DG録音 1963年 FIC ANC-84 通常のシリーズデザインじゃなくて、外車販売店の景品らしい/中古@250にて入手(写真はUCCG3956)

 駅売海賊盤は存在価値を失っているが、”データで音楽を聴く”時代を迎えたら、ある意味復権しているのかも。つまり、ディジタル・データにしてしまえば(元の)姿は見えないということです。20年ほどお世話になってきて、かなり処分進み、残は120枚程かなぁ。ちゃんと素敵な音楽は聴けるから捨てるわけにもいかず、ワタシの寿命中はいっしょに生きていくことになるのでしょう。正規盤CDでもそう変わりない運命か。

 Bach はすっかり古楽器の時代に至った(バロック時代音楽一般もそう)、との手応えあるんだけれど、Handel はどうなんでしょう。この勇壮華麗なる作品には現代楽器が似合う印象があります。1960年代のBach 録音には違和感を覚えることがあるんだけれど、Handel はそうでもない・・・そうか、Bach だってピアノ演奏はたくさんあるからいっしょかも。馴染んできたのはストコフスキー/RCAヴィクター交響楽団(1961年/CDには花火の効果音が入っていない!)。どなただったか?「サージェント(ロイヤル・フィル)盤が大好き」って、おっしゃってましたっけ。大好きなピエール・ブーレーズで、新旧録音はCDで揃えたが(その素っ気ないサウンド、または音質問題故)処分済。棚中最下段に眠っていたクーベリック盤の存在を忘れておりました。

 ワタシ如きオーディオ門外漢が云々するのもなんだけど、鮮明かつ鮮度たっぷりな音質。しかも英DECCA風華美、人工臭ではない、自然な奥行きを誇ります。ベルリン・フィルは艶やかに洗練され、厚みのある響きに余裕さえ感じられる・・・カラヤン時代ですからね。それでもたった今の耳でも、時代錯誤的感触はないんです。クーベリック当時49歳、壮年の気力に溢れ、表現はストレート系、溌剌として要らぬ飾りがないもの。

 組曲「王宮の花火の音楽」には1749年「初演管楽合奏版」というのがあって、たしかFMで聴いた記憶有(たしかミシェル・ピゲ/エドワード・タールによる/編成は第1オーボエ12、第2オーボエ8、第3オーボエ4、第1ファゴット8、第2ファゴット4、3パートのホルン各3、同じく3パートのトランペット各3、ティンパニ〜凄い!)。ネット検索すると「捨子養育院版」というのが出てくるが、これはなんなのか。当時の楽器は現代ほど壮麗には響かなかったにせよ、屋外のイヴェントにはこんな編成が必要だったのでしょう。
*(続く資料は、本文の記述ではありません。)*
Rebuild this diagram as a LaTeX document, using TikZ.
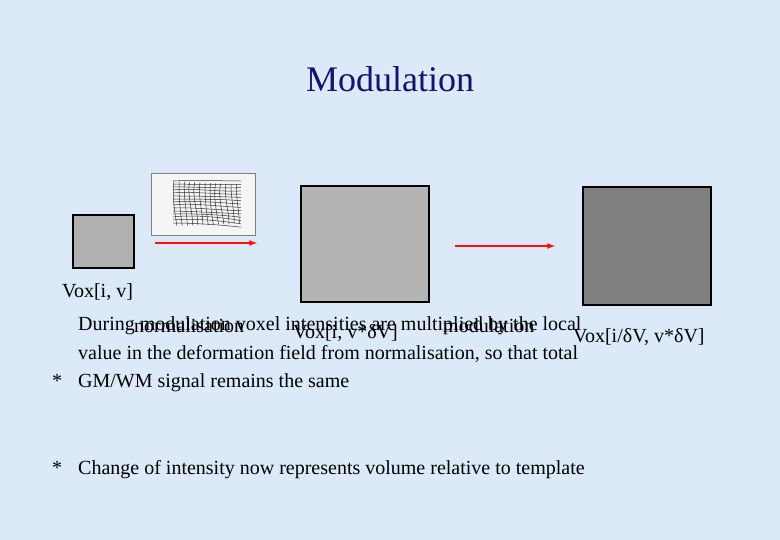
\documentclass[tikz,border=0pt]{standalone}
\usepackage{fontspec}
\setmainfont{Liberation Serif}
\begin{document}
\begin{tikzpicture}[x=1pt,y=-1pt,
  lab/.style={anchor=base west,inner sep=0pt,font=\fontsize{20}{24}\selectfont},
  body/.style={anchor=base west,inner sep=0pt,font=\fontsize{20}{28.5}\selectfont,align=left},
  vbox/.style={draw=black,line width=2pt},
  redarrow/.style={draw=red!85!orange,line width=1.6pt,-latex}]
\fill[fill={rgb,255:red,220;green,233;blue,248}] (0,0) rectangle (780,540);
\useasboundingbox (0,0) rectangle (780,540);
\node[anchor=base,inner sep=0pt,font=\fontsize{36}{40}\selectfont,text={rgb,255:red,20;green,20;blue,110}] (title) at (390,92) {Modulation};
\node[vbox,fill={rgb,255:red,176;green,176;blue,176},minimum width=61,minimum height=53,inner sep=0pt] (b1) at (103.5,241.5) {};
\node[vbox,fill={rgb,255:red,180;green,180;blue,180},minimum width=128,minimum height=116,inner sep=0pt] (b2) at (365,244) {};
\node[vbox,fill={rgb,255:red,128;green,128;blue,128},minimum width=128,minimum height=118,inner sep=0pt] (b3) at (647,246) {};
\node[draw=gray,fill={rgb,255:red,245;green,245;blue,245},minimum width=104,minimum height=62,inner sep=0pt] (img) at (203,204) {};
\begin{scope}[line width=0.5pt,black!80]
\foreach \i in {0,...,12}{
  \draw ({174+\i*5.2},{181+0.3*\i}) .. controls ({172+\i*5.2+1.5*sin(\i*70)},195) and ({176+\i*5.2-1.5*cos(\i*50)},212) .. ({177+\i*5.2},{226-0.2*\i});}
\foreach \j in {0,...,14}{
  \draw (173,{181+\j*3}) .. controls (190,{180+\j*3+1.5*sin(\j*80)}) and (220,{182+\j*3-1.2*cos(\j*60)}) .. (241,{181+\j*3+0.3*\j});}
\end{scope}
\coordinate (a1s) at (155,243); \coordinate (a1e) at (257,243);
\coordinate (a2s) at (455,246); \coordinate (a2e) at (555,246);
\draw[redarrow] (a1s) -- (a1e);
\draw[redarrow] (a2s) -- (a2e);
\node[lab] (l1) at (62,298) {Vox[i, v]};
\node[lab] (l2) at (134,333) {normalisation};
\node[lab] (l3) at (293,339) {Vox[i, v*δV]};
\node[lab] (l4) at (443,333) {modulation};
\node[lab] (l5) at (573,343) {Vox[i/δV, v*δV]};
\node[body] (s1) at (52,388) {*};
\node[body] (t1) at (78,388) {During modulation voxel intensities are multiplied by the local\\value in the deformation field from normalisation, so that total\\GM/WM signal remains the same};
\node[body] (s2) at (52,474) {*};
\node[body] (t2) at (78,474) {Change of intensity now represents volume relative to template};
\end{tikzpicture}
\end{document}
 わずか20分弱、6曲からなる作品は、ひたすら明るく、祝祭の雰囲気溢れて爽快であります。ベルリン・フィルの管楽器の技量前面、華やかに鳴り切って活躍するが、そこは床しいクーベリックのこと、バランス感覚抜群で”うるさい”印象はありません。リズムはきりりとして端正、そしてゴージャス。

 ド・シロウトなのでヘンな例えだけれど、「水上の音楽」はBach の管弦楽組曲によう似ておりますね。それこそ、その辺りの作品は既に古楽器でしか聴く機会は(まず)ない。アーノンクールの1978年録音は衝撃だったが、クーベリックに戻っても世界の違いをそう感じない〜リズムが少々生真面目ながら重くないし、大仰なる節回しは存在しないし、ゆったりとした部分での洗練、(バロックではあり得ぬ)陶酔の表情は得難い魅力でしょう(軽快透明華やかなオーボエは名手ローター・コッホでしょうか)。あちこちで大活躍するホルン重奏の奥深い響きは、まさにベルリン・フィル面目躍如(ザイフェルトは参加しておりますか?)。惚れ惚れするほど。

 あとは同じ印象の繰り返しなので、付け加えることはありません。クーベリックとベルリン・フィルの組み合わせは、機能が勝って暖かい質実さに欠ける、そんな印象を持っておりました。ま、録音にはいろいろと経緯、ご都合があったのだろうが、バイエルン放送交響楽団であったなら〜という叶わぬ思いもちょっぴり有。ここでは理想的な完成度を誇って、感銘ひときわ深く胸に染みました。